Aim.
Repeat everything from the line holding "Clone this diagram in TikZ." to the line holding "(8,9) -- (480,9);", inclusive, exactly. Leave out the rest.

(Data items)
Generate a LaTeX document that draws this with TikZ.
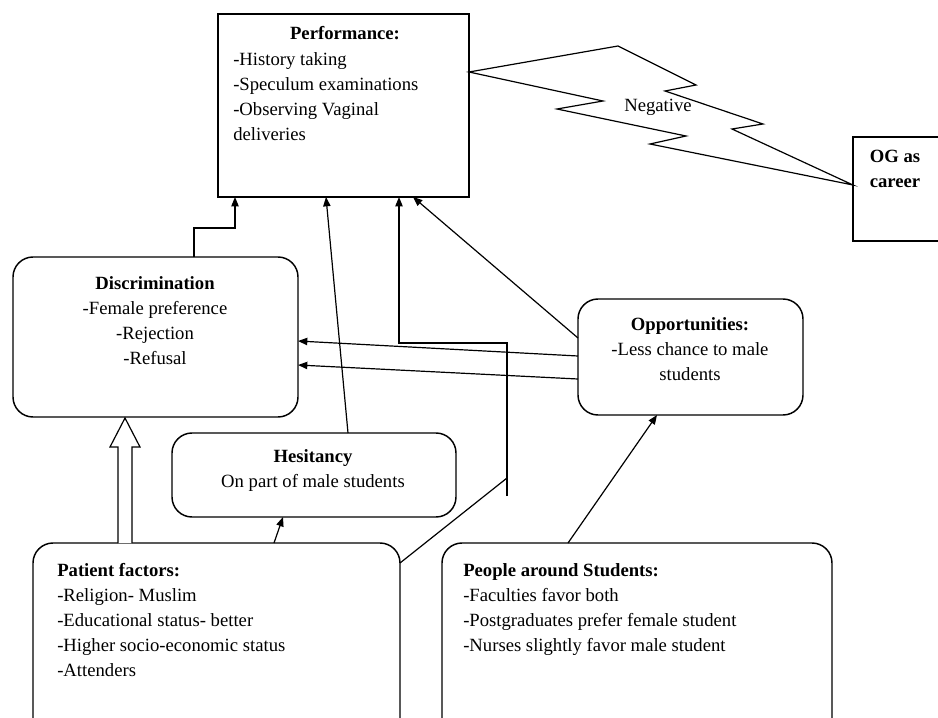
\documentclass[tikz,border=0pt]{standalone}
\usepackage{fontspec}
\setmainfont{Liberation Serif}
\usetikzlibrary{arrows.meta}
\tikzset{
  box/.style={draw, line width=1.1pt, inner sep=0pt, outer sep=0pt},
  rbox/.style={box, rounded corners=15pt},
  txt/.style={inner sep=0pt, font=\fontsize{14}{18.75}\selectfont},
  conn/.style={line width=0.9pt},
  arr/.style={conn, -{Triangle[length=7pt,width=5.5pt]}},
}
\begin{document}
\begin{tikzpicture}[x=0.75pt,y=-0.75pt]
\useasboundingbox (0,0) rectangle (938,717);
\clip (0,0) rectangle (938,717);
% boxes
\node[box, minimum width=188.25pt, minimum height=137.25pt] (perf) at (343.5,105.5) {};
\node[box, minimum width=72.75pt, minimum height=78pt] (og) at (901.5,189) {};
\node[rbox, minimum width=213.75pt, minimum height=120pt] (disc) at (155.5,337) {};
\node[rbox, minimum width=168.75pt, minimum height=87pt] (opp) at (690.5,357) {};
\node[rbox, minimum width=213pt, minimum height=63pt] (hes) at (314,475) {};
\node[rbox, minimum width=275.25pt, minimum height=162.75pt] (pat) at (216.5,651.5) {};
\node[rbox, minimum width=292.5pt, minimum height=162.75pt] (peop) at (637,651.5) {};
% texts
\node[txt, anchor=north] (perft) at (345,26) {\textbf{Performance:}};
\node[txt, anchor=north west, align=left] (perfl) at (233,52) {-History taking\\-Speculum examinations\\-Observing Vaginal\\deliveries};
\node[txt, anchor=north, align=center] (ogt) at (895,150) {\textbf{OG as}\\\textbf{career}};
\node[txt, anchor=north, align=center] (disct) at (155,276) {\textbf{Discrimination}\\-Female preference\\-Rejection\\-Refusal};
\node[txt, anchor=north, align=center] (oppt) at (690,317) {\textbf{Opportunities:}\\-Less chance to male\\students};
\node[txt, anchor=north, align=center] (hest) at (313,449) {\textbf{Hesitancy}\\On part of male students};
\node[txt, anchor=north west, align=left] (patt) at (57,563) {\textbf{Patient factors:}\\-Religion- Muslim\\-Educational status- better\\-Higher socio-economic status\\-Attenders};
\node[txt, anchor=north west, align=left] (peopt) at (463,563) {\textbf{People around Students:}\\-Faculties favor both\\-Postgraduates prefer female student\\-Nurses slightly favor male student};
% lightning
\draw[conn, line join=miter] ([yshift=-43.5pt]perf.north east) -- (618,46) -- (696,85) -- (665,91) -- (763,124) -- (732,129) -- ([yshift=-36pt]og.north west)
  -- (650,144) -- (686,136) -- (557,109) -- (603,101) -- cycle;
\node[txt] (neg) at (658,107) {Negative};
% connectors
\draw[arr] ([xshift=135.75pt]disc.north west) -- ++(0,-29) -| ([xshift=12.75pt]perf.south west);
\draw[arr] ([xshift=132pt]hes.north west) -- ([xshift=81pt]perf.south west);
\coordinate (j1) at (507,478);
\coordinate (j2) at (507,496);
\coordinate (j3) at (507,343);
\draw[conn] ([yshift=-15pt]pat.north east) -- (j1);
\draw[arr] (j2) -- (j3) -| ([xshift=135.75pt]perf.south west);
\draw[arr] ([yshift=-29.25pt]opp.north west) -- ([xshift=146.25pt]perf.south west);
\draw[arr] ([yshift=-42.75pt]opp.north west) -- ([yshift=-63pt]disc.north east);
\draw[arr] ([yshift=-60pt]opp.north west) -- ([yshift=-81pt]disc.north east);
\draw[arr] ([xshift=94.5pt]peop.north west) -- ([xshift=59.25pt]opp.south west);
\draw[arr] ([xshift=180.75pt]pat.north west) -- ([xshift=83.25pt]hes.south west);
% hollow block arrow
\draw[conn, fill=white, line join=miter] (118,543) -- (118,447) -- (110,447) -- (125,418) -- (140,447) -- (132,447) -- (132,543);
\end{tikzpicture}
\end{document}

* * *

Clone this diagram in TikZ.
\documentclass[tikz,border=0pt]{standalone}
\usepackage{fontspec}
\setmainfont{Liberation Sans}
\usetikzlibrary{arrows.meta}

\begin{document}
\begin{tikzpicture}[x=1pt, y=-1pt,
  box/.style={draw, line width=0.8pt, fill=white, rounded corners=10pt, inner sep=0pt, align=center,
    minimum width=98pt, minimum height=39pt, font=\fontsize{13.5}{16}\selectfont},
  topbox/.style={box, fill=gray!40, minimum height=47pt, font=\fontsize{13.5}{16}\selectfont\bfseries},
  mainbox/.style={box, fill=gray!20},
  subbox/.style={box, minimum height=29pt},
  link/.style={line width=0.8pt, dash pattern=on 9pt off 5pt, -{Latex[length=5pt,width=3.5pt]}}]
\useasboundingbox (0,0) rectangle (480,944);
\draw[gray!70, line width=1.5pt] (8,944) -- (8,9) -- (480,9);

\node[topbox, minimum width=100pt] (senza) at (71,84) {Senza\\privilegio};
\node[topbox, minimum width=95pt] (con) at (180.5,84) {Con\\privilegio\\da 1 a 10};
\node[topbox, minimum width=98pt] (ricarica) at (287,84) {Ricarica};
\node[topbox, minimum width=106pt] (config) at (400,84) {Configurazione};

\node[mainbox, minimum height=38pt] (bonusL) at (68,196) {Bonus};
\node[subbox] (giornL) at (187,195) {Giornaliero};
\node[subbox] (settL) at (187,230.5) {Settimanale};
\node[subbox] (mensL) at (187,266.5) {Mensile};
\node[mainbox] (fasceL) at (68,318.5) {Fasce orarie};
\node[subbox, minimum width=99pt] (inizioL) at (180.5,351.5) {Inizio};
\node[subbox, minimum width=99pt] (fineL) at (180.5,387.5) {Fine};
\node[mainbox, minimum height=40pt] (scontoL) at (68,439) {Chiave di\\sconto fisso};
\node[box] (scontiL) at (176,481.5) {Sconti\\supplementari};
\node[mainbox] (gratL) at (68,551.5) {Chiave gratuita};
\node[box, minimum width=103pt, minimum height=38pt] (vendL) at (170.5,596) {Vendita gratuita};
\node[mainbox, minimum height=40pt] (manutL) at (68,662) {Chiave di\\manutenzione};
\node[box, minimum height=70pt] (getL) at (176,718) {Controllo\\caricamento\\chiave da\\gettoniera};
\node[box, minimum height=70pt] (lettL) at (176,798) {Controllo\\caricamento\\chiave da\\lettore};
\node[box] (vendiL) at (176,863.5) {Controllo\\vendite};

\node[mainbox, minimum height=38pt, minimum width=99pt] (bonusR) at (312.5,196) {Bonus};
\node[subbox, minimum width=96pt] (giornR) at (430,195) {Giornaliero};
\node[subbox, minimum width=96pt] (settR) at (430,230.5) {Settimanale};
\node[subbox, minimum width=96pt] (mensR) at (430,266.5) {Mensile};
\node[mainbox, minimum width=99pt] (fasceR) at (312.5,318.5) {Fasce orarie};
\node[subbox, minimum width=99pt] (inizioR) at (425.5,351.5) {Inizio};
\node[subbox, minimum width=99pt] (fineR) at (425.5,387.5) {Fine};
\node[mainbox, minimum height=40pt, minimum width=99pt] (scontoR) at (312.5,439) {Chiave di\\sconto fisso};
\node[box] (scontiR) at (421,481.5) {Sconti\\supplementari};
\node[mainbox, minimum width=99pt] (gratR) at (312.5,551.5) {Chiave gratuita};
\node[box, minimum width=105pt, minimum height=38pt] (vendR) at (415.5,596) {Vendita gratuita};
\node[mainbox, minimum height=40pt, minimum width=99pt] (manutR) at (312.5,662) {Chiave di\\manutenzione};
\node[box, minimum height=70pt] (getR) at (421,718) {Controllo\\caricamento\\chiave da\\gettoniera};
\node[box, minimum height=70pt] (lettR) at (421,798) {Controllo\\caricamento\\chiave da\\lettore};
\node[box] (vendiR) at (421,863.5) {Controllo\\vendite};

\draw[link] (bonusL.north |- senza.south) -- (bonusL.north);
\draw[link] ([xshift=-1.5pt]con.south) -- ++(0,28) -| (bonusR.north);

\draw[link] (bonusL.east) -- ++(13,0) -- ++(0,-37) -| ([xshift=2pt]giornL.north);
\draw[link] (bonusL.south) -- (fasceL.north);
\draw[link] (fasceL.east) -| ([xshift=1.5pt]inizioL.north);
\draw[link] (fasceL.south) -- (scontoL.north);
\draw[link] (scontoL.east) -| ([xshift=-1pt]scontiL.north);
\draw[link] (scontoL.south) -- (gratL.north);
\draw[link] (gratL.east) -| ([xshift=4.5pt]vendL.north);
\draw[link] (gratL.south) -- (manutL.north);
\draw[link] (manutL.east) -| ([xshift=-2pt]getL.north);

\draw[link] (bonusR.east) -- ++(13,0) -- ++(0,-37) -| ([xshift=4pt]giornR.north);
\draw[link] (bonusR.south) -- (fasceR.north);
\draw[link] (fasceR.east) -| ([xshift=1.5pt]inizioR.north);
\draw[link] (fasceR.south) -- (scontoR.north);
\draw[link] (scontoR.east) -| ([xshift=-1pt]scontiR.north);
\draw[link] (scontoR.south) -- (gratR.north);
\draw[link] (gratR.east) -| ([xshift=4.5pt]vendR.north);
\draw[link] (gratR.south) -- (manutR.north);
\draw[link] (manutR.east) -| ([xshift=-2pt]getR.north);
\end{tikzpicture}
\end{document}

Output for this task.
Clone this diagram in TikZ.
\documentclass[tikz,border=0pt]{standalone}
\usepackage{fontspec}
\setmainfont{Liberation Sans}
\usetikzlibrary{arrows.meta}

\begin{document}
\begin{tikzpicture}[x=1pt, y=-1pt,
  box/.style={draw, line width=0.8pt, fill=white, rounded corners=10pt, inner sep=0pt, align=center,
    minimum width=98pt, minimum height=39pt, font=\fontsize{13.5}{16}\selectfont},
  topbox/.style={box, fill=gray!40, minimum height=47pt, font=\fontsize{13.5}{16}\selectfont\bfseries},
  mainbox/.style={box, fill=gray!20},
  subbox/.style={box, minimum height=29pt},
  link/.style={line width=0.8pt, dash pattern=on 9pt off 5pt, -{Latex[length=5pt,width=3.5pt]}}]
\useasboundingbox (0,0) rectangle (480,944);
\draw[gray!70, line width=1.5pt] (8,944) -- (8,9) -- (480,9);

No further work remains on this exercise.